The proposed approach can be employed by other industries for examining the effect of operational and sustainable decisions on its business performance based on the above implications. The study has some limitations and may require future research. For example, (1) the proposed models provide the efficient target values in a range for intermediate measures (I/Os) of inefficient stores. It is not able to determine exact values for intermediate I/Os. (2) the proposed approach is based on a single period. A period-oriented efficiency assessment can be measured to analyse the effect of inputs over the period. (3) In the present study, the relationship between exogenous inputs and efficiency values was not assessed. (4) the study has focused on the effect of sustainable practices with operational decisions of forwarding logistics of stores but has not considered the decisions in relation to reverse logistics. Implementation of reverse logistics can substantially improve the sustainable performance of the stores and this aspect can be delved deeper in future research work (Chen et al., 2021).
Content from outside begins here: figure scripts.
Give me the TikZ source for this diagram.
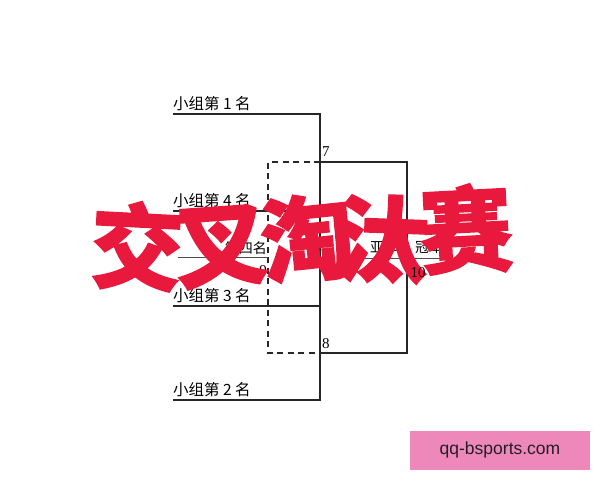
\documentclass[tikz,border=0pt]{standalone}
\usepackage{fontspec}
\setmainfont{Liberation Serif}
\newfontfamily\cjk{Noto Sans CJK SC}
\newfontfamily\heavy[BoldFeatures={FakeBold=1.5}]{Noto Sans CJK SC}
\newfontfamily\wmfont{Liberation Sans}
\definecolor{bigred}{RGB}{232,25,60}
\definecolor{wmpink}{RGB}{238,136,186}
\definecolor{wmtext}{RGB}{34,30,40}
\begin{document}
\begin{tikzpicture}[x=1pt,y=-1pt,
  bline/.style={line width=1.4pt,black!85},
  dline/.style={line width=1.2pt,black!85,dash pattern=on 6pt off 4.5pt},
  lab/.style={font=\cjk\fontsize{15.5}{17}\selectfont,inner sep=0pt,anchor=south west},
  num/.style={font=\fontsize{15}{16}\selectfont,inner sep=0pt},
  small/.style={font=\cjk\fontsize{14}{16}\selectfont,inner sep=0pt},
  big/.style={font=\heavy\bfseries\fontsize{93}{96}\selectfont,text=bigred,inner sep=0pt}]
\useasboundingbox (0,0) rectangle (600,480);
\fill[white] (0,0) rectangle (600,480);
% coordinates
\coordinate (a1) at (173,114); \coordinate (b1) at (320,114);
\coordinate (a4) at (173,211); \coordinate (b4) at (320,211);
\coordinate (a3) at (173,306); \coordinate (b3) at (320,306);
\coordinate (a2) at (173,400); \coordinate (b2) at (320,400);
\coordinate (m7) at (320,162); \coordinate (m8) at (320,353);
\coordinate (r7) at (407,162); \coordinate (r8) at (407,353);
\coordinate (d7) at (268,162); \coordinate (d8) at (268,353);
\coordinate (t1) at (178,257); \coordinate (t2) at (268,257);
\coordinate (f1) at (365,258); \coordinate (f2) at (440,258);
% labels
\node[lab] (l1) at (173,111) {小组第 1 名};
\node[lab] (l4) at (173,208) {小组第 4 名};
\node[lab] (l3) at (173,303) {小组第 3 名};
\node[lab] (l2) at (173,397) {小组第 2 名};
% lines
\draw[bline] (a1) -- (b1) -- (b2) -- (a2);
\draw[bline] (a4) -- (b4);
\draw[bline] (a3) -- (b3);
\draw[bline] (m7) -- (r7) -- (r8) -- (m8);
\draw[dline] (m7) -- (d7) -- (d8) -- (m8);
\draw[line width=0.8pt,black!70] (t1) -- (t2);
\draw[line width=0.8pt,black!70] (f1) -- (f2);
\node[num,anchor=west] (n7) at (322,152) {7};
\node[num,anchor=west] (n8) at (322,344) {8};
\node[num] (n9) at (263,271) {9};
\node[small,anchor=south east] (p4) at (267,255) {第四名};
\node[small] (p2) at (384,247) {亚军};
\node[small] (p1) at (429,247) {冠军};
% big red title
\node[big,rotate=-3] (c1) at (137,246) {交};
\node[big,rotate=4] (c2) at (221,247) {叉};
\node[big,rotate=6] (c3) at (307,238) {淘};
\node[big,rotate=-2] (c4) at (382,239) {汰};
\node[big,rotate=3] (c5) at (466,229) {赛};
\node[num] (n10) at (418,273) {10};
% watermark
\node[fill=wmpink,minimum width=180pt,minimum height=39pt,inner sep=0pt] (wm) at (500,450.5) {};
\node[font=\wmfont\fontsize{17.5}{20}\selectfont,text=wmtext,inner sep=0pt] (wmt) at (500,450) {qq-bsports.com};
\end{tikzpicture}
\end{document}
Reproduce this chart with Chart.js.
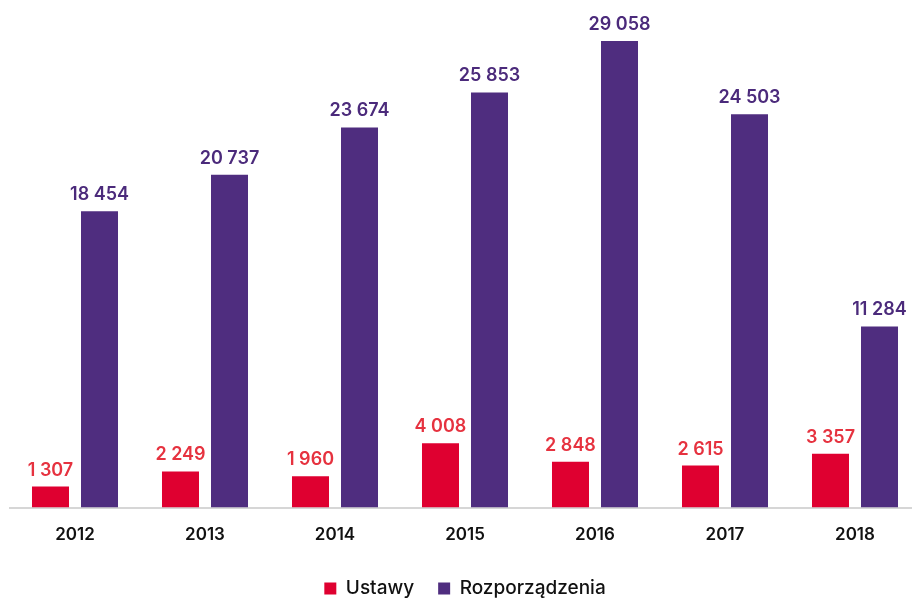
<!DOCTYPE html>
<html>
<head>
<meta charset="utf-8">
<script src="https://cdn.jsdelivr.net/npm/chart.js@4/dist/chart.umd.min.js"></script>
<style>
    html, body { margin: 0; padding: 0; background: #fff; overflow: hidden; }
    #wrap { width: 920px; height: 608px; position: relative; }
</style>
</head>
<body>
<div id="wrap"><canvas id="chart"></canvas></div>
<script>
const years = ['2012', '2013', '2014', '2015', '2016', '2017', '2018'];
const ustawy = [1307, 2249, 1960, 4008, 2848, 2615, 3357];
const rozporzadzenia = [18454, 20737, 23674, 25853, 29058, 24503, 11284];
const labelColors = ['#e6323f', '#4b2a7b'];

const fmt = (v) => String(v).replace(/\B(?=(\d{3})+(?!\d))/g, ' ');

// draws the value above each bar
const valueLabels = {
    id: 'valueLabels',
    afterDatasetsDraw(chart) {
        const ctx = chart.ctx;
        ctx.save();
        ctx.font = '600 18px Inter';
        ctx.textAlign = 'center';
        ctx.textBaseline = 'alphabetic';
        chart.data.datasets.forEach((ds, i) => {
            ctx.fillStyle = labelColors[i];
            chart.getDatasetMeta(i).data.forEach((bar, j) => {
                ctx.fillText(fmt(ds.data[j]), bar.x, bar.y - 11);
            });
        });
        ctx.restore();
    }
};

new Chart(document.getElementById('chart'), {
    type: 'bar',
    data: {
        labels: years,
        datasets: [
            { label: 'Ustawy', data: ustawy, backgroundColor: '#df0030' },
            { label: 'Rozporządzenia', data: rozporzadzenia, backgroundColor: '#4f2d7f' },
        ]
    },
    options: {
        responsive: true,
        maintainAspectRatio: false,
        animation: false,
        categoryPercentage: 0.754,
        barPercentage: 0.755,
        layout: { padding: { left: 10, right: 0, top: 0, bottom: 0 } },
        plugins: {
            legend: {
                position: 'bottom',
                labels: { boxWidth: 12, boxHeight: 12, padding: 24, color: '#111', font: { family: 'Inter', size: 19, weight: 500 } }
            },
            tooltip: { enabled: false },
        },
        scales: {
            x: {
                grid: { display: false },
                border: { display: true, color: '#d6d6d6', width: 2 },
                ticks: { color: '#111', padding: 9, font: { family: 'Inter', size: 17, weight: 600 } },
                afterFit: (axis) => { axis.height += 1; }
            },
            y: { display: false, min: 0, max: 31614 }
        }
    },
    plugins: [valueLabels]
});
</script>
</body>
</html>
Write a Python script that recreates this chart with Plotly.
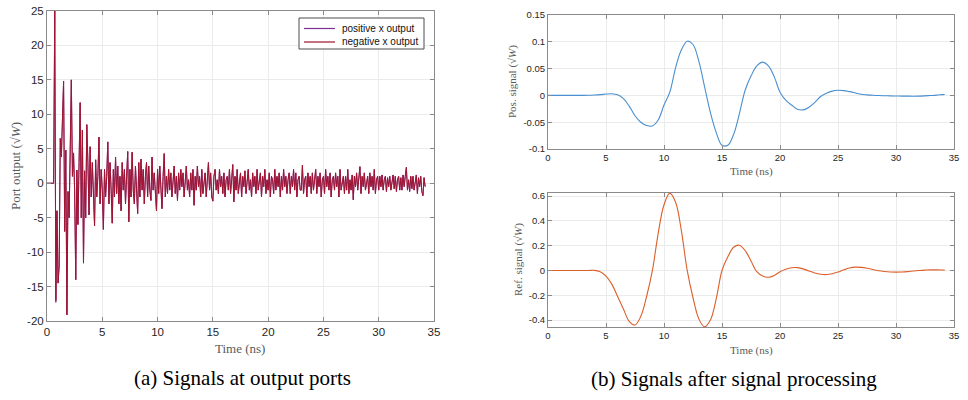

Despite the identified limitations, the I/O measures and the DEA models developed in the study for assessing the individual and joint impact of sustainability and operation activities on the business efficiency of the retail chain do provide a significant contribution in the research area of sustainable retailing in India. The results of the mathematical analysis will guide the retailers in several strategic, tactical, and operating decisions for integrating sustainability decisions into their operations management.